The government's star witness in the corruption trial of Sen. Ted Stevens (R-Alaska) concluded his testimony yesterday and left the courtroom without exchanging even a glance with the defendant, his dear old ex-friend.

Prosecutors used the testimony of Bill Allen, a self-made oil pipeline magnate, to attack Stevens's claim that he was clueless about the extent of free work Allen and his company, Veco, did to revamp the senator's mountain cabin.

Allen yesterday quoted Stevens as saying during one of their many dinners together, "I know you're putting more work in there than what you're saying."

Stevens, 84, is accused of lying on financial disclosure forms to conceal more than $250,000 in home renovations and gifts from Allen, who testified as part of a plea deal in a bribery investigation of Alaska legislators.

On cross-examination, Allen testified that, in addition to a possible break at sentencing, he has millions of dollars riding on his cooperation. Under the terms of a $380 million sale last year of Veco to Denver-based CH2M Hill, the buyer was allowed to withhold $70 million until it saw whether Allen's cooperation helped deflect criminal charges against the company itself.

U.S. District Judge Emmet G. Sullivan said he would hold a hearing today on repeated defense claims that prosecutors intentionally withheld evidence favorable to their client.

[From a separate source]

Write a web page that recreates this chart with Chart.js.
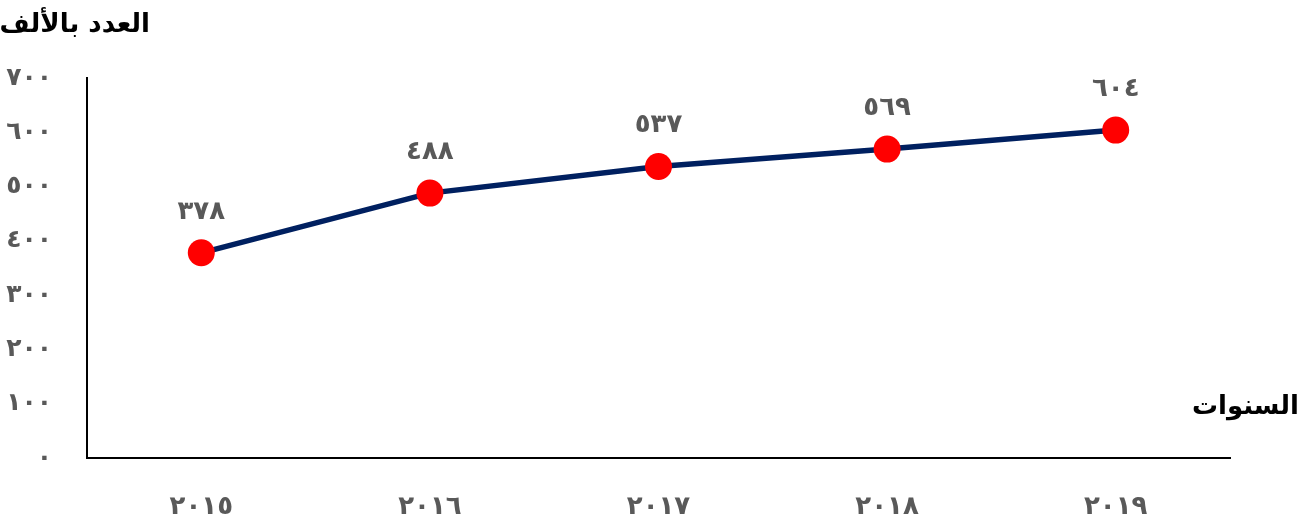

In a late Monday night filing, prosecutors said they had done nothing wrong and called the defense claims "the latest salvo in their effort to derail the trial."

Also yesterday, Sullivan accused Allen's attorney of making secret signals to his client during his cross-examination.

"He's fortunate he went out that door and not the back door with the marshals," Sullivan said about lawyer Robert Bundy, who sat Monday in the public gallery facing his client.

Bundy did not come to the courtroom yesterday, thinking he would not be welcome, law partner Creighton Magid said. "He is torn up about this," said Magid, who also said Bundy "vehemently denies" making any signals to Allen.